-- Task goal --
The lines from the top of the material through the line with "tx.textContent=t+'%';" are to be set down exactly. Leave the pictures out.

-- Collected data --
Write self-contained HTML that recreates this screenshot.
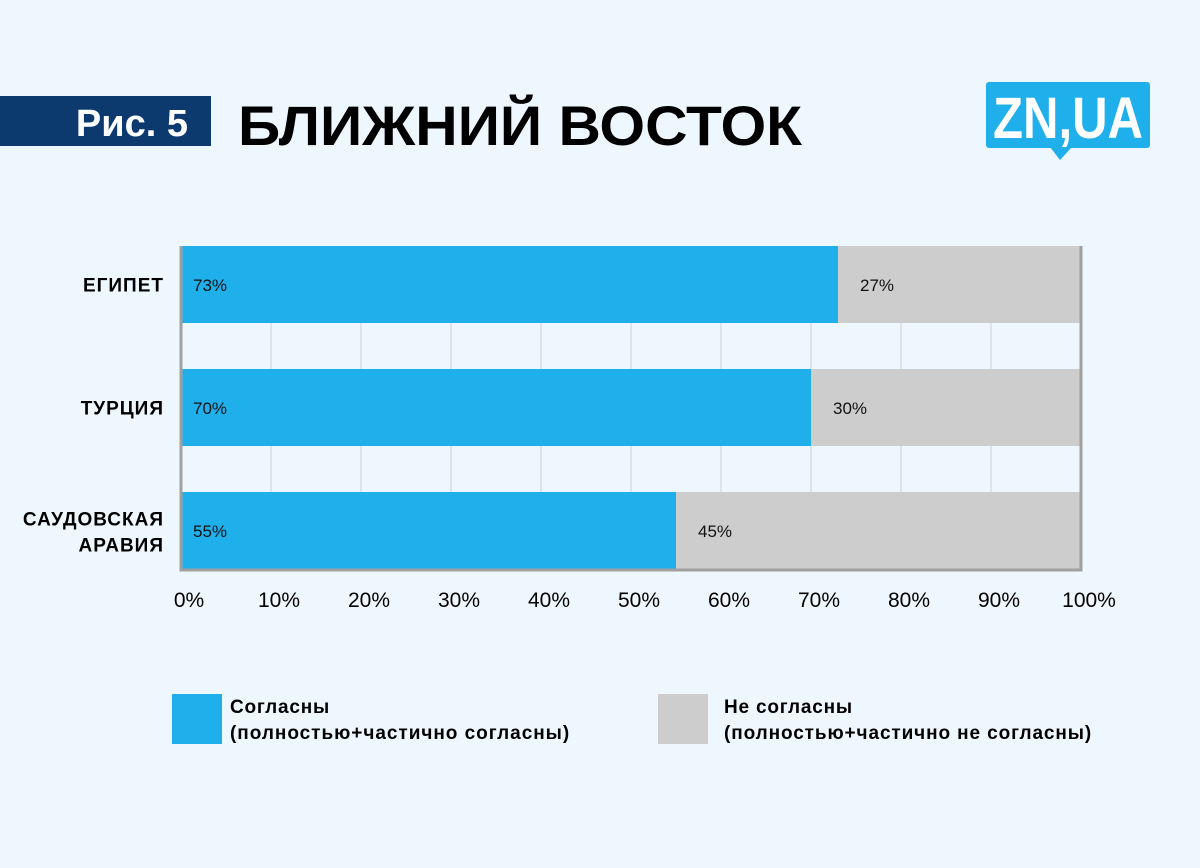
<!DOCTYPE html>
<html><head><meta charset="utf-8"><style>
body{margin:0;background:#eff7fe;font-family:"Liberation Sans","DejaVu Sans",sans-serif;}
#wrap{position:relative;width:1200px;height:868px;overflow:hidden;background:#eff7fe}
</style></head><body>
<div id="wrap">
<svg width="1200" height="868" id="svg">
<rect x="0" y="96" width="211" height="50" fill="#0d3a6e"/>
<text x="188" y="136" text-anchor="end" font-size="38" font-weight="bold" fill="#fff">Рис. 5</text>
<text x="238" y="145" font-size="56" font-weight="bold" fill="#000" textLength="564" lengthAdjust="spacingAndGlyphs">БЛИЖНИЙ ВОСТОК</text>
<g>
<rect x="986" y="82" width="164" height="66" rx="3" fill="#1fb0ec"/>
<polygon points="1050,147 1072,147 1060,160" fill="#1fb0ec"/>
<text x="1068" y="138" text-anchor="middle" font-size="58" font-weight="bold" fill="#fff" textLength="150" lengthAdjust="spacingAndGlyphs">ZN,UA</text>
</g>
<g id="grid"></g><g id="bars"></g><g id="axes"></g>
<g font-size="19" font-weight="bold" letter-spacing="0.8">
<rect x="172" y="694" width="50" height="50" fill="#1fb0ec"/>
<text x="230" y="713">Согласны</text>
<text x="230" y="739" textLength="340">(полностью+частично согласны)</text>
<rect x="658" y="694" width="50" height="50" fill="#cdcdcd"/>
<text x="724" y="713">Не согласны</text>
<text x="724" y="739" textLength="368">(полностью+частично не согласны)</text>
</g>
</svg>
</div>
<script>
const categories=[["ЕГИПЕТ"],["ТУРЦИЯ"],["САУДОВСКАЯ","АРАВИЯ"]];
const agree=[73,70,55];
const disagree=[27,30,45];
const ticks=[0,10,20,30,40,50,60,70,80,90,100];
const NS="http://www.w3.org/2000/svg";
const X0=181,X1=1081,top0=246,bh=77,step=123;
const x=v=>X0+(X1-X0)*v/100;
const y=i=>top0+i*step;
function mk(t,a,p){const e=document.createElementNS(NS,t);for(const k in a)e.setAttribute(k,a[k]);p.appendChild(e);return e;}
const grid=document.getElementById('grid'),bars=document.getElementById('bars'),axes=document.getElementById('axes');
ticks.forEach(t=>{
 if(t>0&&t<100){const l=mk('line',{x1:x(t),x2:x(t),y1:246,y2:570,stroke:'#dde3ea','stroke-width':2},grid);
 
 }
 const tx=mk('text',{x:x(t)+8,y:607,'text-anchor':'middle','font-size':21,fill:'#000'},axes);
 tx.textContent=t+'%';
 
 
});
categories.forEach((c,i)=>{
 const yy=y(i);
 const a=mk('rect',{x:x(0),y:yy,width:x(agree[i])-x(0),height:bh,fill:'#1fb0ec'},bars);
 
 
 const d=mk('rect',{x:x(agree[i]),y:yy,width:x(agree[i]+disagree[i])-x(agree[i]),height:bh,fill:'#cdcdcd'},bars);
 
 
 const la=mk('text',{x:x(0)+12,y:yy+45,'font-size':17,fill:'#111'},bars);la.textContent=agree[i]+'%';
 
 
 const ld=mk('text',{x:x(agree[i])+22,y:yy+45,'font-size':17,fill:'#111'},bars);ld.textContent=disagree[i]+'%';
 
 
 c.forEach((s,j)=>{const t=mk('text',{x:164,y:yy+bh/2+7-(c.length-1)*12+j*26,'text-anchor':'end','font-size':19,'font-weight':'bold','letter-spacing':1},axes);t.textContent=s;
 
 });
});
const ax=mk('path',{d:`M${X0} 246V570H${X1}V246`,stroke:'#a0a0a0','stroke-width':3,fill:'none'},axes);


</script>
</body></html>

-- Exercise output --
Write self-contained HTML that recreates this screenshot.
<!DOCTYPE html>
<html><head><meta charset="utf-8"><style>
body{margin:0;background:#eff7fe;font-family:"Liberation Sans","DejaVu Sans",sans-serif;}
#wrap{position:relative;width:1200px;height:868px;overflow:hidden;background:#eff7fe}
</style></head><body>
<div id="wrap">
<svg width="1200" height="868" id="svg">
<rect x="0" y="96" width="211" height="50" fill="#0d3a6e"/>
<text x="188" y="136" text-anchor="end" font-size="38" font-weight="bold" fill="#fff">Рис. 5</text>
<text x="238" y="145" font-size="56" font-weight="bold" fill="#000" textLength="564" lengthAdjust="spacingAndGlyphs">БЛИЖНИЙ ВОСТОК</text>
<g>
<rect x="986" y="82" width="164" height="66" rx="3" fill="#1fb0ec"/>
<polygon points="1050,147 1072,147 1060,160" fill="#1fb0ec"/>
<text x="1068" y="138" text-anchor="middle" font-size="58" font-weight="bold" fill="#fff" textLength="150" lengthAdjust="spacingAndGlyphs">ZN,UA</text>
</g>
<g id="grid"></g><g id="bars"></g><g id="axes"></g>
<g font-size="19" font-weight="bold" letter-spacing="0.8">
<rect x="172" y="694" width="50" height="50" fill="#1fb0ec"/>
<text x="230" y="713">Согласны</text>
<text x="230" y="739" textLength="340">(полностью+частично согласны)</text>
<rect x="658" y="694" width="50" height="50" fill="#cdcdcd"/>
<text x="724" y="713">Не согласны</text>
<text x="724" y="739" textLength="368">(полностью+частично не согласны)</text>
</g>
</svg>
</div>
<script>
const categories=[["ЕГИПЕТ"],["ТУРЦИЯ"],["САУДОВСКАЯ","АРАВИЯ"]];
const agree=[73,70,55];
const disagree=[27,30,45];
const ticks=[0,10,20,30,40,50,60,70,80,90,100];
const NS="http://www.w3.org/2000/svg";
const X0=181,X1=1081,top0=246,bh=77,step=123;
const x=v=>X0+(X1-X0)*v/100;
const y=i=>top0+i*step;
function mk(t,a,p){const e=document.createElementNS(NS,t);for(const k in a)e.setAttribute(k,a[k]);p.appendChild(e);return e;}
const grid=document.getElementById('grid'),bars=document.getElementById('bars'),axes=document.getElementById('axes');
ticks.forEach(t=>{
 if(t>0&&t<100){const l=mk('line',{x1:x(t),x2:x(t),y1:246,y2:570,stroke:'#dde3ea','stroke-width':2},grid);
 
 }
 const tx=mk('text',{x:x(t)+8,y:607,'text-anchor':'middle','font-size':21,fill:'#000'},axes);
 tx.textContent=t+'%';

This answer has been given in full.